**OBJECTIVE:**
Once the pictures are set aside, transcribe the remaining data exactly.
===== DATA LINES
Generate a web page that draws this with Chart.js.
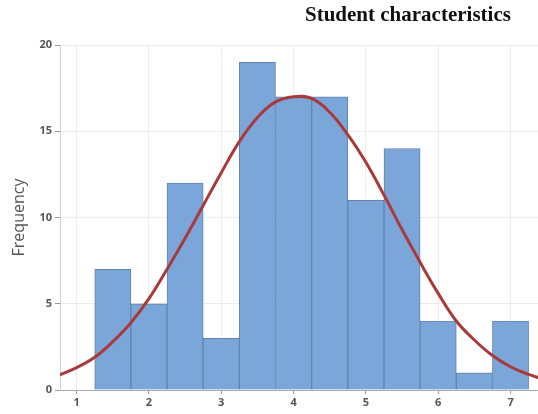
<!DOCTYPE html>
<html>
<head>
<meta charset="utf-8">
<script src="https://cdn.jsdelivr.net/npm/chart.js@4.4.1/dist/chart.umd.min.js"></script>
<style>
  body { margin: 0; background: #fff; }
  #wrap { position: relative; width: 538px; height: 414px; }
  #title {
    position: absolute; left: 305px; top: 2px;
    font: bold 21px "Liberation Serif", "DejaVu Serif", serif; color: #111;
    white-space: nowrap;
  }
</style>
</head>
<body>
<div id="wrap">
  <canvas id="chart" width="538" height="414"></canvas>
  <div id="title">Student characteristics</div>
</div>
<script>
// histogram bins (centres) and counts
const binCenters = [1.5, 2, 2.5, 3, 3.5, 4, 4.5, 5, 5.5, 6, 6.5, 7];
const binCounts = [7, 5, 12, 3, 19, 17, 17, 11, 14, 4, 1, 4];

// normal curve
const curveX = [0.75, 1, 1.25, 1.5, 1.75, 2, 2.25, 2.5, 2.75, 3, 3.25, 3.5, 3.75, 4,
  4.25, 4.5, 4.75, 5, 5.25, 5.5, 5.75, 6, 6.25, 6.5, 6.75, 7, 7.25, 7.4];
const curveY = [0.85, 1.3, 1.9, 2.8, 3.9, 5.3, 7.0, 8.8, 10.7, 12.6, 14.4, 15.8, 16.7, 17.0,
  16.9, 16.1, 14.8, 13.2, 11.3, 9.3, 7.4, 5.6, 4.0, 2.9, 2.0, 1.35, 0.9, 0.7];

// tick labels
const xTicks = [1, 2, 3, 4, 5, 6, 7];
const yTicks = [0, 5, 10, 15, 20];

const ctx = document.getElementById('chart').getContext('2d');
new Chart(ctx, {
  data: {
    datasets: [
      {
        type: 'line',
        data: curveX.map((x, i) => ({ x: x, y: curveY[i] })),
        borderColor: '#a83a3c',
        borderWidth: 3,
        pointRadius: 0,
        tension: 0.4,
        fill: false,
        order: 0
      },
      {
        type: 'bar',
        data: binCenters.map((x, i) => ({ x: x, y: binCounts[i] })),
        backgroundColor: '#7ba6d9',
        borderColor: '#6583ab',
        borderWidth: 1,
        barPercentage: 1,
        categoryPercentage: 1,
        order: 1
      }
    ]
  },
  options: {
    responsive: false,
    animation: false,
    layout: { padding: { top: 45, right: 0, left: 0, bottom: 0 } },
    plugins: { legend: { display: false }, tooltip: { enabled: false } },
    scales: {
      x: {
        type: 'linear',
        offset: false,
        min: 0.77,
        max: 7.38,
        afterBuildTicks: s => { s.ticks = xTicks.map(v => ({ value: v })); },
        afterFit: s => { s.height = 24; },
        grid: { offset: false, color: '#ececec', tickColor: '#999', tickLength: 4 },
        border: { color: '#aaa' },
        ticks: { color: '#555', padding: 2, font: { family: 'Open Sans', size: 11, weight: 'bold' } }
      },
      y: {
        min: 0,
        max: 20,
        afterBuildTicks: s => { s.ticks = yTicks.map(v => ({ value: v })); },
        afterFit: s => { s.width = 60; },
        grid: { color: '#ececec', tickColor: '#999', tickLength: 5 },
        border: { color: '#d0d0d0' },
        ticks: { color: '#555', padding: 3, font: { family: 'Open Sans', size: 11, weight: 'bold' } },
        title: {
          display: true,
          text: 'Frequency',
          color: '#555',
          padding: { top: 10, bottom: 0 },
          font: { family: 'Open Sans', size: 16 }
        }
      }
    }
  }
});
</script>
</body>
</html>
==========
**SOLUTION FOR THIS EXERCISE:**
Generate a web page that draws this with Chart.js.
<!DOCTYPE html>
<html>
<head>
<meta charset="utf-8">
<script src="https://cdn.jsdelivr.net/npm/chart.js@4.4.1/dist/chart.umd.min.js"></script>
<style>
  body { margin: 0; background: #fff; }
  #wrap { position: relative; width: 538px; height: 414px; }
  #title {
    position: absolute; left: 305px; top: 2px;
    font: bold 21px "Liberation Serif", "DejaVu Serif", serif; color: #111;
    white-space: nowrap;
  }
</style>
</head>
<body>
<div id="wrap">
  <canvas id="chart" width="538" height="414"></canvas>
  <div id="title">Student characteristics</div>
</div>
<script>
// histogram bins (centres) and counts
const binCenters = [1.5, 2, 2.5, 3, 3.5, 4, 4.5, 5, 5.5, 6, 6.5, 7];
const binCounts = [7, 5, 12, 3, 19, 17, 17, 11, 14, 4, 1, 4];

// normal curve
const curveX = [0.75, 1, 1.25, 1.5, 1.75, 2, 2.25, 2.5, 2.75, 3, 3.25, 3.5, 3.75, 4,
  4.25, 4.5, 4.75, 5, 5.25, 5.5, 5.75, 6, 6.25, 6.5, 6.75, 7, 7.25, 7.4];
const curveY = [0.85, 1.3, 1.9, 2.8, 3.9, 5.3, 7.0, 8.8, 10.7, 12.6, 14.4, 15.8, 16.7, 17.0,
  16.9, 16.1, 14.8, 13.2, 11.3, 9.3, 7.4, 5.6, 4.0, 2.9, 2.0, 1.35, 0.9, 0.7];

// tick labels
const xTicks = [1, 2, 3, 4, 5, 6, 7];
const yTicks = [0, 5, 10, 15, 20];

const ctx = document.getElementById('chart').getContext('2d');
new Chart(ctx, {
  data: {
    datasets: [
      {
        type: 'line',
        data: curveX.map((x, i) => ({ x: x, y: curveY[i] })),
        borderColor: '#a83a3c',
        borderWidth: 3,
        pointRadius: 0,
        tension: 0.4,
        fill: false,
        order: 0
      },
      {
        type: 'bar',
        data: binCenters.map((x, i) => ({ x: x, y: binCounts[i] })),
        backgroundColor: '#7ba6d9',
        borderColor: '#6583ab',
        borderWidth: 1,
        barPercentage: 1,
        categoryPercentage: 1,
        order: 1
      }
    ]
  },
  options: {
    responsive: false,
    animation: false,
    layout: { padding: { top: 45, right: 0, left: 0, bottom: 0 } },
    plugins: { legend: { display: false }, tooltip: { enabled: false } },
    scales: {
      x: {
        type: 'linear',
        offset: false,
        min: 0.77,
        max: 7.38,
        afterBuildTicks: s => { s.ticks = xTicks.map(v => ({ value: v })); },
        afterFit: s => { s.height = 24; },
        grid: { offset: false, color: '#ececec', tickColor: '#999', tickLength: 4 },
        border: { color: '#aaa' },
        ticks: { color: '#555', padding: 2, font: { family: 'Open Sans', size: 11, weight: 'bold' } }
      },
      y: {
        min: 0,
        max: 20,
        afterBuildTicks: s => { s.ticks = yTicks.map(v => ({ value: v })); },
        afterFit: s => { s.width = 60; },
        grid: { color: '#ececec', tickColor: '#999', tickLength: 5 },
        border: { color: '#d0d0d0' },
        ticks: { color: '#555', padding: 3, font: { family: 'Open Sans', size: 11, weight: 'bold' } },
        title: {
          display: true,
          text: 'Frequency',
          color: '#555',
          padding: { top: 10, bottom: 0 },
          font: { family: 'Open Sans', size: 16 }
        }
      }
    }
  }
});
</script>
</body>
</html>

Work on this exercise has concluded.